My study examines three participatory learning environments in which computer-based tools and improvisational training techniques comprise innovative approaches to teaching performance studies to undergraduate students. For my analysis, I have selected to focus on two classes and one production project. I contend that performance, an interdisciplinary and collaborative art form, is best taught by using a variety of media apparatuses and improvisation games: hands-on experimentation with technical and improvisation instruments allows students to experience a wide range of expressive options, a strong sense of community and a greater leadership role in teaching/learning processes. In addition, multimedia resources provide students new options for designing, scripting and presenting stories on stage. From the standpoint of instruction, I argue that combining technology tools and improvisation techniques together leads to more egalitarian classroom operations, greater efficiency and unity among members of working groups and a more student-initiated style of teaching, one based on empowerment, autonomy and self-regulation.

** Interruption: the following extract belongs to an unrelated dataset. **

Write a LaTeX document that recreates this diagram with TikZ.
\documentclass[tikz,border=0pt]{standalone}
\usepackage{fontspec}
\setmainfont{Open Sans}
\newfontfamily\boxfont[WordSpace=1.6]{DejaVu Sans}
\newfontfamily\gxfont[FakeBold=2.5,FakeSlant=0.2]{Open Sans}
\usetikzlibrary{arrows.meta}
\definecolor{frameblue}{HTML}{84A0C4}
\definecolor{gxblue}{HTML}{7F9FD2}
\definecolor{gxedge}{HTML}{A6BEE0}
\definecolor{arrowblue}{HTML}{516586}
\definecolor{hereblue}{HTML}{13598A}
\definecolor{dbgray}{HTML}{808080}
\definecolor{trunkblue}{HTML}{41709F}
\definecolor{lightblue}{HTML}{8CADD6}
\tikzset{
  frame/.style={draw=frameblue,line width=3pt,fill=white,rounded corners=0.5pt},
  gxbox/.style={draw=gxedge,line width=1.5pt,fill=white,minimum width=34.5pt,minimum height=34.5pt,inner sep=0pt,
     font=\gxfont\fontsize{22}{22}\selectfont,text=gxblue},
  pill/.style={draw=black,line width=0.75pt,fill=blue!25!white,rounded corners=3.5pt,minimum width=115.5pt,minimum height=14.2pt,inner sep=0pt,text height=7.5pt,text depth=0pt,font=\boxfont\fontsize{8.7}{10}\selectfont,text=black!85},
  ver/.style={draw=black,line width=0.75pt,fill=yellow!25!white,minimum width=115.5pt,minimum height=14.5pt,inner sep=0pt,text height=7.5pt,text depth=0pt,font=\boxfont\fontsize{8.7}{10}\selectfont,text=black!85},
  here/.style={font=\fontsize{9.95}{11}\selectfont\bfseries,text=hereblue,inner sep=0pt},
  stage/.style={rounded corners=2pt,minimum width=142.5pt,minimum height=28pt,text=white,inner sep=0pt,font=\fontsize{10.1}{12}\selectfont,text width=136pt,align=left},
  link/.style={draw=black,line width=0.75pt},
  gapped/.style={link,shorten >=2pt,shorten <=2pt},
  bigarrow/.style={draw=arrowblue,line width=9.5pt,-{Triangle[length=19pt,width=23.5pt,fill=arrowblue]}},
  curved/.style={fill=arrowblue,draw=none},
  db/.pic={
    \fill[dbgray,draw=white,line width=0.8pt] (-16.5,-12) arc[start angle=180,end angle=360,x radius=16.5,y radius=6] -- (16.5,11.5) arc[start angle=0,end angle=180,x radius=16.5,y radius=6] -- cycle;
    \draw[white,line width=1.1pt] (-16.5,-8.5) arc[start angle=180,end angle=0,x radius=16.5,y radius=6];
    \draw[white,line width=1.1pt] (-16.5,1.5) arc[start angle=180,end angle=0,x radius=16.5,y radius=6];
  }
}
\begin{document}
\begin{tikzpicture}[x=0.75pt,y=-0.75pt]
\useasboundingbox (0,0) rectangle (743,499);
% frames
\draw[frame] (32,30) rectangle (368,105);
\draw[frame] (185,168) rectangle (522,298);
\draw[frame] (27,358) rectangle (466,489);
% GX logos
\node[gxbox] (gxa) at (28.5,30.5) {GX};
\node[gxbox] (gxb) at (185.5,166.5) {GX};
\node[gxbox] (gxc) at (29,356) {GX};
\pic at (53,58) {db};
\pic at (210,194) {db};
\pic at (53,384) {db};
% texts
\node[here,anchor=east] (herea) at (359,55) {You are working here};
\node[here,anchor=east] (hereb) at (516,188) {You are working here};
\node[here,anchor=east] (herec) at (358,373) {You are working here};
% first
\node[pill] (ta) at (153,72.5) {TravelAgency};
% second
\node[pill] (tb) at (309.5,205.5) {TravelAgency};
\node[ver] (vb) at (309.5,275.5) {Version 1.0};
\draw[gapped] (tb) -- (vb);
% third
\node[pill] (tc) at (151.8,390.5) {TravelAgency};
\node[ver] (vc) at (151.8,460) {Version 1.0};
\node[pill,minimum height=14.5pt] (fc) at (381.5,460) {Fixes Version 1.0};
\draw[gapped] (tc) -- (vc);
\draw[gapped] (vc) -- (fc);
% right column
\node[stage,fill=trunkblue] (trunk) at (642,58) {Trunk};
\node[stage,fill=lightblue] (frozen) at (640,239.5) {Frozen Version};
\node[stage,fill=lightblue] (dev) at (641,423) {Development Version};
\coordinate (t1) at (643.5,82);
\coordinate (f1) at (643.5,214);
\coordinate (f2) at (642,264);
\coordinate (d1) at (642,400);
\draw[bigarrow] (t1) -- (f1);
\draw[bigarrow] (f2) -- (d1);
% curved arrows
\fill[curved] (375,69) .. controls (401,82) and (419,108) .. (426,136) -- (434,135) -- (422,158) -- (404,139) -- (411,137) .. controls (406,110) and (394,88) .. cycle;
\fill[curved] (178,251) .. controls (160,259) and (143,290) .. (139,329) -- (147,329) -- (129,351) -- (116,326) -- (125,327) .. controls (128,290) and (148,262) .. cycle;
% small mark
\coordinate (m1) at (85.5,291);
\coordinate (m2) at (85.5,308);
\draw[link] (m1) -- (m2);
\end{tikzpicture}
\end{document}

The case studies compiled in the dissertation represent my own teaching and production experiences. I co-taught the course, Multimedia Improvisation, offered by Northwestern University's Center for Art and Technology in the fall of 2003. I also co-instructed the class, Staging Dracula: Multimedia Literary Adaptation, for the Residential College Tutorial program at Northwestern in winter quarter of 2005. The DuSable Project was a technology-intensive theatre production that took place in the spring of 2004 on Northwestern's campus. In my analysis of the teaching strategies employed in the separate learning environments, I consider how digital technologies and improvisational training techniques work together to provide students a wealth of creative options and instructors the ability to connect with and engage participants on a deeper level than more traditional means.
My methodology includes personal interviews, questionnaires, textual readings and participant observation. In each educational setting, I examine the technical tools and improvisatory methods employed by the instructor, identify the ways in which students "played" with instructional instruments and techniques, point to the specific performance skills honed by such methods of instruction and assess the effectiveness of technologically-augmented teaching strategies based on the criteria of portability, adaptability, accessibility and participatory engagement.
Fundamentally, the dissertation is meant to give its readers new perspectives when considering the intersection between computers and performing arts education. Because the work presents case study analyses of the functional application of technology, it will hopefully lead to scholarship about contemporary performance instruction that is more comprehensible, useful and engaging. Ultimately, the tools, techniques and methods evaluated in this work may help to create a new vision of what educators can accomplish with digital technologies in a variety of learning environments. It may lead to the development of multidisciplinary teaching pedagogies and performing art curriculums that are better able to meet the needs, interests and ambitions of a new generation of learners.